FedEx Freight, the less-than-truckload (LTL) subsidiary of Memphis-based transportation and logistics titan FedEx, is taking its initial steps into the rapidly-growing, e-commerce-driven last-mile logistics sector, according to a Bloomberg report published earlier this week.
The report stated that FedEx is testing full-service residential delivery of bulky product, which is a $9 billion market that has been traditionally handled by motor carriers, rather than couriers and integrators, as larger items tend to not fit well in couriers and integrators sorting operations.

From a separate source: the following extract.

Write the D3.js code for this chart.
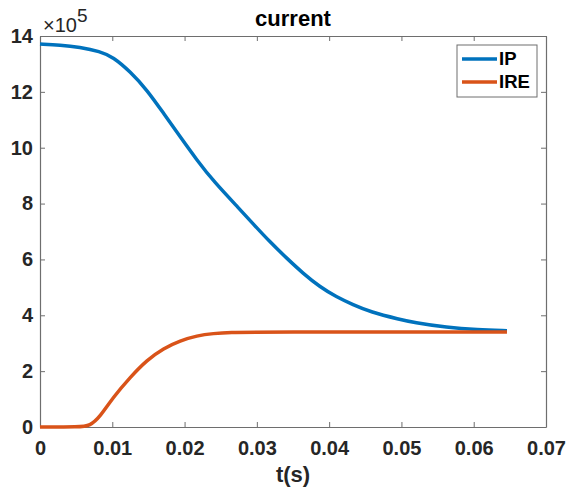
<!DOCTYPE html>
<html>
<head>
<meta charset="utf-8">
<script src="https://cdn.jsdelivr.net/npm/d3@7"></script>
<style>
  body { margin: 0; background: white; }
  text { font-family: "Liberation Sans", Arial, sans-serif; }
</style>
</head>
<body>
<script>
width = 566;
height = 491;
margin = { top: 36, right: 20, bottom: 64, left: 40 }

// time axis (s)
var t_ip = [0, 0.0028, 0.0055, 0.0083, 0.0101, 0.0125, 0.0148, 0.0171, 0.0194, 0.0217, 0.0240,
            0.0277, 0.0295, 0.0318, 0.0341, 0.0364, 0.0387, 0.0410, 0.0433, 0.0457, 0.0498,
            0.0516, 0.0563, 0.0605, 0.0646];
var ip = [1371000, 1368000, 1360000, 1345000, 1325000, 1272000, 1207000, 1123000, 1039000, 956000, 880000,
          778000, 727000, 663000, 605000, 550000, 502000, 466000, 438000, 412000, 385000,
          375000, 356000, 348000, 345000];

var t_ire = [0, 0.0055, 0.0069, 0.0083, 0.0101, 0.0125, 0.0148, 0.0171, 0.0194, 0.0217, 0.0240, 0.0263, 0.0300, 0.0646];
var ire = [0, 0, 4000, 36000, 106000, 179000, 240000, 282000, 309000, 327000, 335000, 339000, 340000, 340000];

var xTicks = [0, 0.01, 0.02, 0.03, 0.04, 0.05, 0.06, 0.07];
var yTicks = [0, 2e5, 4e5, 6e5, 8e5, 10e5, 12e5, 14e5];
var keys = ["IP", "IRE"];
var colors = ["#0072BD", "#D95319"];

var series = [
    { key: "IP", values: t_ip.map((t, i) => ({ t: t, v: ip[i] })) },
    { key: "IRE", values: t_ire.map((t, i) => ({ t: t, v: ire[i] })) }
];

x = d3.scaleLinear()
    .domain([0, 0.07])
    .range([margin.left, width - margin.right]);

y = d3.scaleLinear()
    .domain([0, 14e5])
    .range([height - margin.bottom, margin.top]);

color = d3.scaleOrdinal()
    .domain(keys)
    .range(colors);

const svg = d3.select('body')
    .append("svg")
    .attr("width", width)
    .attr("height", height)
    .attr("viewBox", [0, 0, width, height]);

svg.append('rect')
    .attr('x', margin.left)
    .attr('y', margin.top)
    .attr('width', width - margin.left - margin.right)
    .attr('height', height - margin.top - margin.bottom)
    .attr('fill', 'white');

var axisColor = '#6e6e6e';
var labelColor = '#262626';

function styleAxis(g) {
    g.select('.domain').attr('stroke', axisColor).attr('stroke-width', 1.2);
    g.selectAll('.tick line').attr('stroke', axisColor);
    g.selectAll('.tick text')
        .attr('fill', labelColor)
        .attr('font-weight', 'bold')
        .style('font-size', '20px');
}

// bottom / left with labels, top / right ticks only
svg.append("g")
    .attr("transform", `translate(0,${height - margin.bottom})`)
    .call(d3.axisBottom(x).tickValues(xTicks).tickSizeInner(-5).tickSizeOuter(0).tickPadding(14)
        .tickFormat(d => d === 0 ? "0" : d3.format(".2f")(d)))
    .call(styleAxis);

svg.append("g")
    .attr("transform", `translate(${margin.left},0)`)
    .call(d3.axisLeft(y).tickValues(yTicks).tickSizeInner(-5).tickSizeOuter(0).tickPadding(7)
        .tickFormat(d => d / 1e5))
    .call(styleAxis);

svg.append("g")
    .attr("transform", `translate(0,${margin.top})`)
    .call(d3.axisTop(x).tickValues(xTicks).tickSizeInner(-5).tickSizeOuter(0).tickFormat(""))
    .call(styleAxis);

svg.append("g")
    .attr("transform", `translate(${width - margin.right},0)`)
    .call(d3.axisRight(y).tickValues(yTicks).tickSizeInner(-5).tickSizeOuter(0).tickFormat(""))
    .call(styleAxis);

// exponent label
var expo = svg.append('text')
    .attr('x', margin.left + 3)
    .attr('y', margin.top - 4)
    .attr('fill', labelColor)
    .style('font-size', '20px')
    .text('\u00d710');
expo.append('tspan')
    .attr('dy', -10)
    .style('font-size', '19px')
    .text('5');

// lines
var line = d3.line()
    .x(d => x(d.t))
    .y(d => y(d.v))
    .curve(d3.curveBasis);

svg.append("g")
    .selectAll("path")
    .data(series)
    .join("path")
    .attr("fill", "none")
    .attr("stroke", d => color(d.key))
    .attr("stroke-width", 3.5)
    .attr("stroke-linejoin", "round")
    .attr("d", d => line(d.values));

// TITLE
svg.append('text')
    .attr('x', (margin.left + width - margin.right) / 2)
    .attr('y', margin.top - 10)
    .attr('fill', 'black')
    .attr("font-weight", "bold")
    .style("font-size", "22px")
    .attr("text-anchor", "middle")
    .text('current');

// x label
svg.append('text')
    .attr('x', (margin.left + width - margin.right) / 2)
    .attr('y', 482)
    .attr('fill', labelColor)
    .attr("font-weight", "bold")
    .style("font-size", "22px")
    .attr("text-anchor", "middle")
    .text('t(s)');

// legend
var legend = svg.append("g")
    .attr("class", "legend")
    .attr("transform", "translate(457,45)");
legend.append('rect')
    .attr('width', 80)
    .attr('height', 52)
    .attr('fill', 'white')
    .attr('stroke', axisColor)
    .attr('stroke-width', 1);
var rows = legend.selectAll('g')
    .data(keys)
    .join('g')
    .attr('transform', (d, i) => `translate(0,${14 + i * 23})`);
rows.append('line')
    .attr('x1', 5)
    .attr('x2', 40)
    .attr('stroke', d => color(d))
    .attr('stroke-width', 3.5);
rows.append('text')
    .attr('x', 42)
    .attr('dy', '0.35em')
    .attr('fill', 'black')
    .attr('font-weight', 'bold')
    .style('font-size', '18.5px')
    .text(d => d);
</script>
</body>
</html>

And FedEx told Bloomberg that this pilot program will focus on industrial goods in six major markets, with FedEx Freight moving large items and sectional sofa into a customer’s home and assembling them, too.
“FedEx Freight is in the beginning stages of piloting a new service, FedEx Freight Direct, that will move larger, bulkier items to customers’ homes and businesses, and even offer light assembly for an additional fee,” FedEx said in a statement e-mailed to LM. “Demand for these types of delivery services has grown in recent years and we expect that trend to continue.”
The entrance into the last-mile market by FedEx is not unique, in that many of its primary competitors have already taken the step, with some having a major foothold established.
These companies include XPO Logistics, Ryder System, and J.B. Hunt, among others. One thing XPO, J.B. Hunt, and Ryder each has in common in this space is that they have made acquisitions to gain immediate entrance into the last-mile logistics market, which has given them room to run and expand operations while becoming a market player and leverage the very active e-commerce market at the same time.
Earlier this year, J.B. Hunt subsidiary, J.B. Hunt Transport Inc., entered into a definitive agreement to acquire Secaucus, New Jersey-based Cory’s First Choice Home Delivery, which provides home delivery services of big and bulky products in the continental United States and U.S. territories using 14 warehouses and other customer-owned facilities. The company utilizes more than 1,000 independent contractors, carriers and delivery drivers to complete more than 2 million annual deliveries.
And Ryder announced last October that it formally expanded its Ryder Last Mile service, which is a home delivery and white glove installation offering for big and bulky goods in 11 North American markets. Through this expansion, Ryder increased the square footage at its last-mile fulfillment facilities in Toronto, Atlanta, Ga., and Lathrop, Calif., with the expansion also including partnerships in eight “strategically located U.S. cities. What’s more, Ryder said that the company’s e-fulfillment network is now comprised of 136 facilities that cover 95% of the U.S. and Canada within a two-day window. And the company also noted that this expansion augments Ryder’s standing at the second-largest last-mile provider of big and bulky goods, based on an independent audit by Simon-Kucher, a global consulting firm [XPO is the largest].
Top executives at these companies and others have indicated that they are, and will continue to invest in last-mile initiatives, as that is where their customers are seeing strong growth, due to e-commerce, and they have also noted that the impact of a rapidly growing e-commerce market on the last mile sector, especially for heavy goods, is something that cannot be overstated.